Apply async reset at start only to force compiler to generate registers.
I have done that with filter coeffs a lot of times. you can declare filter coeffs directly as wires or insert them in clocked process with async reset applied. Try it and see and I expect registers will be implemented but obviously wasted. I applied zeros on them during reset then static constant values on first clock edge and thereafter. The registered output will be in effect static after reset release.

 

[KlausST]

Hi,

in my eyes you overcomplicate things here. For sure we don´t know the whole background of the application.
If you apply an async RESET you also need to an additional signal to SET the register.

RESET usually is a global signal spread over the whole chip. Using "local" registers just increases effort and ressources.

--> If you like to apply a RESET, then why not at SEL or at OUT?

Klaus

 

[TrickyDicky]

@kaz1 Why do that? you're creating an extra route and input to the mux lut. Without them it can just pin the inputs to the constants at the mux lut directly. Its a waste of registers and routing.

 

[kaz1]

@kaz1 Why do that? you're creating an extra route and input to the mux lut. Without them it can just pin the inputs to the constants at the mux lut directly. Its a waste of registers and routing.

That is what I said.
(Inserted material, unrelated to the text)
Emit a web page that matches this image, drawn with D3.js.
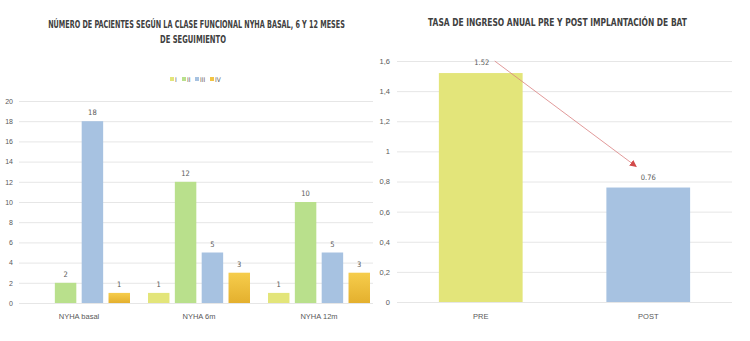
<!DOCTYPE html>
<html><head><meta charset="utf-8">
<script src="https://cdn.jsdelivr.net/npm/d3@7"></script>
<style>
html,body{margin:0;padding:0;background:#fff;}
svg{display:block;font-family:"Liberation Sans Narrow","DejaVu Sans Condensed","Roboto Condensed",sans-serif;}
</style></head>
<body>
<svg id="chart" width="750" height="341"></svg>
<script>
// ---- Data: left chart ----
const nyhaGroups = ["NYHA basal", "NYHA 6m", "NYHA 12m"];
const nyhaClasses = ["I", "II", "III", "IV"];
const classI   = [0, 1, 1];
const classII  = [2, 12, 10];
const classIII = [18, 5, 5];
const classIV  = [1, 3, 3];
const leftTicks = [0, 2, 4, 6, 8, 10, 12, 14, 16, 18, 20];
const leftTitle = ["NÚMERO DE PACIENTES SEGÚN LA CLASE FUNCIONAL NYHA BASAL, 6 Y 12 MESES", "DE SEGUIMIENTO"];

// ---- Data: right chart ----
const periods = ["PRE", "POST"];
const rates = [1.52, 0.76];
const rateLabels = ["1.52", "0.76"];
const rightTicks = [0, 0.2, 0.4, 0.6, 0.8, 1, 1.2, 1.4, 1.6];
const rightTitle = "TASA DE INGRESO ANUAL PRE Y POST IMPLANTACIÓN DE BAT";

const classColors = ["#e3e57a", "#b9e08c", "#a7c2e1", "#f2c443"];
const rateColors = ["#e3e57a", "#a7c2e1"];
const textColor = "#595959";
const gridColor = "#e6e6e6";

const svg = d3.select("#chart");
const defs = svg.append("defs");
const grad = defs.append("linearGradient").attr("id","gold").attr("x1",0).attr("y1",0).attr("x2",0).attr("y2",1);
grad.append("stop").attr("offset","0%").attr("stop-color","#f6cd4c");
grad.append("stop").attr("offset","100%").attr("stop-color","#e4b02e");
defs.append("marker").attr("id","arrow").attr("viewBox","0 0 10 10").attr("refX",9).attr("refY",5)
  .attr("markerWidth",7).attr("markerHeight",7).attr("orient","auto-start-reverse").attr("markerUnits","userSpaceOnUse")
  .append("path").attr("d","M0,0L10,5L0,10z").attr("fill","#d24a4a");

// condensed title: horizontally scaled to a target width
function title(parent, str, cx, y, size, width) {
  const gg = parent.append("g");
  const t = gg.append("text").attr("x", 0).attr("y", 0).attr("text-anchor","middle")
    .attr("font-size", size).attr("font-weight","bold").attr("fill","#404040").text(str);
  const w = t.node().getComputedTextLength();
  gg.attr("transform", `translate(${cx},${y}) scale(${width / w},1)`);
}

// ================= LEFT CHART =================
{
  const series = [classI, classII, classIII, classIV];
  const x0 = d3.scaleBand().domain(nyhaGroups).range([19, 379]).paddingInner(0).paddingOuter(0);
  const x1 = d3.scaleBand().domain(nyhaClasses).range([0, 102]).paddingInner(0.2);
  const y = d3.scaleLinear().domain([0, 20]).range([303, 101]);
  const g = svg.append("g");

  title(g, leftTitle[0], 196.5, 28, 10.5, 297);
  title(g, leftTitle[1], 193, 43, 10.5, 66);

  // legend
  const lg = g.append("g").attr("transform","translate(170,80)");
  const legX = [0, 12, 25, 40];
  nyhaClasses.forEach((c, i) => {
    lg.append("rect").attr("x", legX[i]).attr("y", -3).attr("width", 4).attr("height", 4)
      .attr("fill", i === 3 ? "#f2c443" : classColors[i]);
    lg.append("text").attr("x", legX[i] + 5).attr("y", 1.5).attr("font-size", 6.5)
      .attr("fill", textColor).text(c);
  });

  // grid + y labels
  const yAxis = d3.axisLeft(y).tickValues(leftTicks).tickSize(-354).tickFormat(d3.format("d"));
  const ya = g.append("g").attr("transform","translate(19,0)").call(yAxis);
  ya.select(".domain").remove();
  ya.selectAll(".tick line").attr("stroke", gridColor).attr("stroke-width", 1);
  ya.selectAll(".tick text").attr("x", -6).attr("fill", textColor).attr("font-size", 7)
    .attr("font-family","inherit");

  // bars
  nyhaGroups.forEach((grp, gi) => {
    const gx = x0(grp) + (x0.bandwidth() - 102) / 2;
    series.forEach((vals, si) => {
      const v = vals[gi];
      if (v <= 0) return;
      const bx = gx + x1(nyhaClasses[si]);
      g.append("rect").attr("x", bx).attr("y", y(v)).attr("width", x1.bandwidth())
        .attr("height", y(0) - y(v)).attr("fill", si === 3 ? "url(#gold)" : classColors[si]);
      g.append("text").attr("x", bx + x1.bandwidth() / 2).attr("y", y(v) - 6)
        .attr("text-anchor","middle").attr("font-size", 7.5).attr("fill", textColor).text(v);
    });
  });

  // x labels
  const xAxis = d3.axisBottom(x0).tickSize(0);
  const xa = g.append("g").attr("transform", `translate(0,${y(0)})`).call(xAxis);
  xa.select(".domain").remove();
  xa.selectAll(".tick text").attr("dy", 0).attr("y", 16).attr("fill", textColor)
    .attr("font-size", 7.5).attr("font-family","inherit");
}

// ================= RIGHT CHART =================
{
  const x = d3.scaleBand().domain(periods).range([397, 732]).paddingInner(0.5).paddingOuter(0.25);
  const y = d3.scaleLinear().domain([0, 1.6]).range([302, 61]);
  const g = svg.append("g");

  title(g, rightTitle, 557.5, 26, 11, 259);

  const yAxis = d3.axisLeft(y).tickValues(rightTicks).tickSize(-335)
    .tickFormat(d => d3.format("~g")(d).replace(".", ","));
  const ya = g.append("g").attr("transform","translate(397,0)").call(yAxis);
  ya.select(".domain").remove();
  ya.selectAll(".tick line").attr("stroke", gridColor).attr("stroke-width", 1);
  ya.selectAll(".tick text").attr("x", -7).attr("fill", textColor).attr("font-size", 7.5)
    .attr("font-family","inherit");

  periods.forEach((p, i) => {
    g.append("rect").attr("x", x(p)).attr("y", y(rates[i])).attr("width", x.bandwidth())
      .attr("height", y(0) - y(rates[i])).attr("fill", rateColors[i]);
  });
  // value labels
  g.append("text").attr("x", x(periods[0]) + x.bandwidth() / 2 + 1).attr("y", y(rates[0]) - 8)
    .attr("text-anchor","middle").attr("font-size", 7.5).attr("fill", textColor).text(rateLabels[0]);
  g.append("text").attr("x", x(periods[1]) + x.bandwidth() / 2).attr("y", y(rates[1]) - 8)
    .attr("text-anchor","middle").attr("font-size", 7.5).attr("fill", textColor).text(rateLabels[1]);

  // arrow from PRE label to POST label
  const xs = x(periods[0]) + x.bandwidth() / 2 + 14;
  const xe = x(periods[1]) + x.bandwidth() / 2 - 12;
  g.append("line").attr("x1", xs).attr("y1", y(rates[0]) - 12)
    .attr("x2", xe).attr("y2", y(rates[1]) - 21)
    .attr("stroke", "#d98080").attr("stroke-width", 0.8).attr("marker-end","url(#arrow)");

  const xAxis = d3.axisBottom(x).tickSize(0);
  const xa = g.append("g").attr("transform", `translate(0,${y(0)})`).call(xAxis);
  xa.select(".domain").remove();
  xa.selectAll(".tick text").attr("dy", 0).attr("y", 17).attr("fill", textColor)
    .attr("font-size", 7.5).attr("font-family","inherit");
}
</script>
</body></html>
I brought reset in discussion just for sake of understanding this thread issue but let us not get side tracked on that as it gets complicated comparison.

Let me rephrase my question as below figure :
c1 & c2 are now multibit constants. sel path to input D of output register passes timing. c1 & c2 alternate with sel as input to same register.
Away from tool versions and implementation platforms, if delay of transition of c1=> c2 ...etc is too late then design would go wrong.
You may say sel having passed timing protects against that but I don't see how as the paths from c1 or c2 to final bus at D input is undefined and are not part of sel timing path.